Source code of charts

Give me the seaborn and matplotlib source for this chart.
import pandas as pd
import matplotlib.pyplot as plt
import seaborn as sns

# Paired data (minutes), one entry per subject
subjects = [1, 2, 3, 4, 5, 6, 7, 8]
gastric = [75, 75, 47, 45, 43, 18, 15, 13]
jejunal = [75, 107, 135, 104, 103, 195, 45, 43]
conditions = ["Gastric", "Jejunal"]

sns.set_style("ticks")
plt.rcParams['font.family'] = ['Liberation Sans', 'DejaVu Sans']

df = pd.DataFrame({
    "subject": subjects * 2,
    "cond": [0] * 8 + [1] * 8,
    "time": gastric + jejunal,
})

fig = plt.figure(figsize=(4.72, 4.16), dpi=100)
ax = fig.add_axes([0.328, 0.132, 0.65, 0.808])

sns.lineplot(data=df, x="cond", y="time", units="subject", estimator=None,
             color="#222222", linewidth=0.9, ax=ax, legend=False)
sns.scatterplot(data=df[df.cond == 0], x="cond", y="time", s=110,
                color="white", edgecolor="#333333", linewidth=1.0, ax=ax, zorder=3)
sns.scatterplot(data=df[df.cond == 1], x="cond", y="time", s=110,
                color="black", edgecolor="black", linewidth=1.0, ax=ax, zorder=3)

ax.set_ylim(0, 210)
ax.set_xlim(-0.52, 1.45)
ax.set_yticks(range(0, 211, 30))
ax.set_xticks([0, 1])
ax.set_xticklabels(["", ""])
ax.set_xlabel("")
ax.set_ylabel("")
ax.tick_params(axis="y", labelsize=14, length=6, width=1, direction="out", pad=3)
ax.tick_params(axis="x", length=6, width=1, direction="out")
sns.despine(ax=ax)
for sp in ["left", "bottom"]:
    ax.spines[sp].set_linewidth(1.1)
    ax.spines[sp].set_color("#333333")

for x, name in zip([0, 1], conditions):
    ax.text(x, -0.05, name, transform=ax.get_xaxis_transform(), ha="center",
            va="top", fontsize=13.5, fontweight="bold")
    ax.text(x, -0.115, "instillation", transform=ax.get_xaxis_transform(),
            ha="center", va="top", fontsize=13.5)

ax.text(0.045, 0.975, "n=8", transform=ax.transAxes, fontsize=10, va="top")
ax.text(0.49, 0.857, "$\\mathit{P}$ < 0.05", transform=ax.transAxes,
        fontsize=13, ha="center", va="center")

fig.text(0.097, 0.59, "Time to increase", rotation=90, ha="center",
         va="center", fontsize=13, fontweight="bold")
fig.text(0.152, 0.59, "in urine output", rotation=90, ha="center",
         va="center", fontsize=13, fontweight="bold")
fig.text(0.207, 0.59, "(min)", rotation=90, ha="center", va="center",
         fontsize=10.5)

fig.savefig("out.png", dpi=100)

==

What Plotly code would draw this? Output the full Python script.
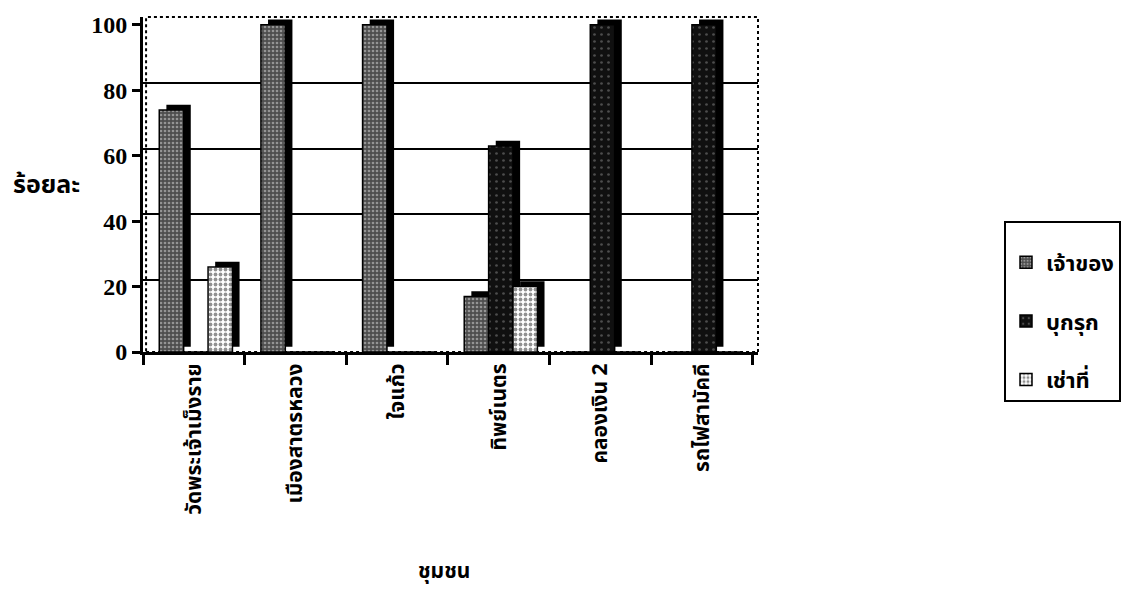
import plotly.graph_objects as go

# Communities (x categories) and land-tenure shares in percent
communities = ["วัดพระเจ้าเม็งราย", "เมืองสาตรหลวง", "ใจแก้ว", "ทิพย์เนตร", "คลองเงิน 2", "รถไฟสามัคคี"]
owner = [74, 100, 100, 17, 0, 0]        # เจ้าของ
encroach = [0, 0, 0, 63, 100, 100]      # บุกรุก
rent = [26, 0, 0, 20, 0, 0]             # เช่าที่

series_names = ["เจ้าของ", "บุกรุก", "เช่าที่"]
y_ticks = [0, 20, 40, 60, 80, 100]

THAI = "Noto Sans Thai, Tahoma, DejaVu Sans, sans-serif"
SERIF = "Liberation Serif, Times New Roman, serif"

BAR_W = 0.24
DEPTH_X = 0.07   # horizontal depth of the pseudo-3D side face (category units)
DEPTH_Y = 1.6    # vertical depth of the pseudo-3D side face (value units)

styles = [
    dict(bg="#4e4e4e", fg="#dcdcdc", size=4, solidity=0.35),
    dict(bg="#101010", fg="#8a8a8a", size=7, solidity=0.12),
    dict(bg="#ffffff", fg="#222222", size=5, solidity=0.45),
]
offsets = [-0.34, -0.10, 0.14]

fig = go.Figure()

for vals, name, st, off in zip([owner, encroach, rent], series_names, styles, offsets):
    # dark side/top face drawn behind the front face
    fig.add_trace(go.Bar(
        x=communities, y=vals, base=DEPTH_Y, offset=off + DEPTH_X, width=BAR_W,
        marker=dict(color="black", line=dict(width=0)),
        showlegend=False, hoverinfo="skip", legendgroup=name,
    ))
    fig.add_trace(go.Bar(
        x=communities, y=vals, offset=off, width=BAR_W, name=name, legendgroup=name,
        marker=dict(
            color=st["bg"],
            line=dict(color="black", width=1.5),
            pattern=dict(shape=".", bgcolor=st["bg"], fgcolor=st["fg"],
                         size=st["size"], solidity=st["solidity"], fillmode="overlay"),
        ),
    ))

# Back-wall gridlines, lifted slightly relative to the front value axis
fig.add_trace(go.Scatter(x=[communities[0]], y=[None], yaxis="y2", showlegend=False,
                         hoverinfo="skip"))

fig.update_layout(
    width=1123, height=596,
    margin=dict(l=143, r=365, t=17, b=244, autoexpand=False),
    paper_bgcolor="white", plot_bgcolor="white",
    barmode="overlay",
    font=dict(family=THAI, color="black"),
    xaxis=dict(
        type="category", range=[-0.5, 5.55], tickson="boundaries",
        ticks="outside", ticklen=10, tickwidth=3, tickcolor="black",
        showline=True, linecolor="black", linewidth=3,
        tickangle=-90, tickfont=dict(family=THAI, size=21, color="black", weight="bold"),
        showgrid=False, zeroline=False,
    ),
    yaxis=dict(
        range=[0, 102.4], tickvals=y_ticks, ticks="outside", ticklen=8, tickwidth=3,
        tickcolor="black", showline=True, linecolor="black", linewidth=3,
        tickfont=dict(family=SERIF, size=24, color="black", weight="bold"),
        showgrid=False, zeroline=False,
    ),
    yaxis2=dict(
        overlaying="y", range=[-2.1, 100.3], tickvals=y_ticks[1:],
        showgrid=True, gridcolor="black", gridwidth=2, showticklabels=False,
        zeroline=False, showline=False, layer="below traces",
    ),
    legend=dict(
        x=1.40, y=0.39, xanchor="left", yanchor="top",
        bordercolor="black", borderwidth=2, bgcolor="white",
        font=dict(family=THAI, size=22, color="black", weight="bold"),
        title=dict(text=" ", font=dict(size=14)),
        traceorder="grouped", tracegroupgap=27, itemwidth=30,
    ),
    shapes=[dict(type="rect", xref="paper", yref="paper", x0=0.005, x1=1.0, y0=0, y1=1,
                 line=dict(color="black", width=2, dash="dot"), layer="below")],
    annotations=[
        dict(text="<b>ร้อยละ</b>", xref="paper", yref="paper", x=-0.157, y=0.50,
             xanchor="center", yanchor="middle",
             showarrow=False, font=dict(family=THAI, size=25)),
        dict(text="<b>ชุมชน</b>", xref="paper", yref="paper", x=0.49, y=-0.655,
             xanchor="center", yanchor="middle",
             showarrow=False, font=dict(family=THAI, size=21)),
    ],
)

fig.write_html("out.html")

* _Requirement_
Using the data above, repeat exactly the lines that begin at the line with "Give me the" and end at the line with "import seaborn as sns", both ends included.

* _Exercise answer_
Give me the seaborn and matplotlib source for this chart.
import pandas as pd
import matplotlib.pyplot as plt
import seaborn as sns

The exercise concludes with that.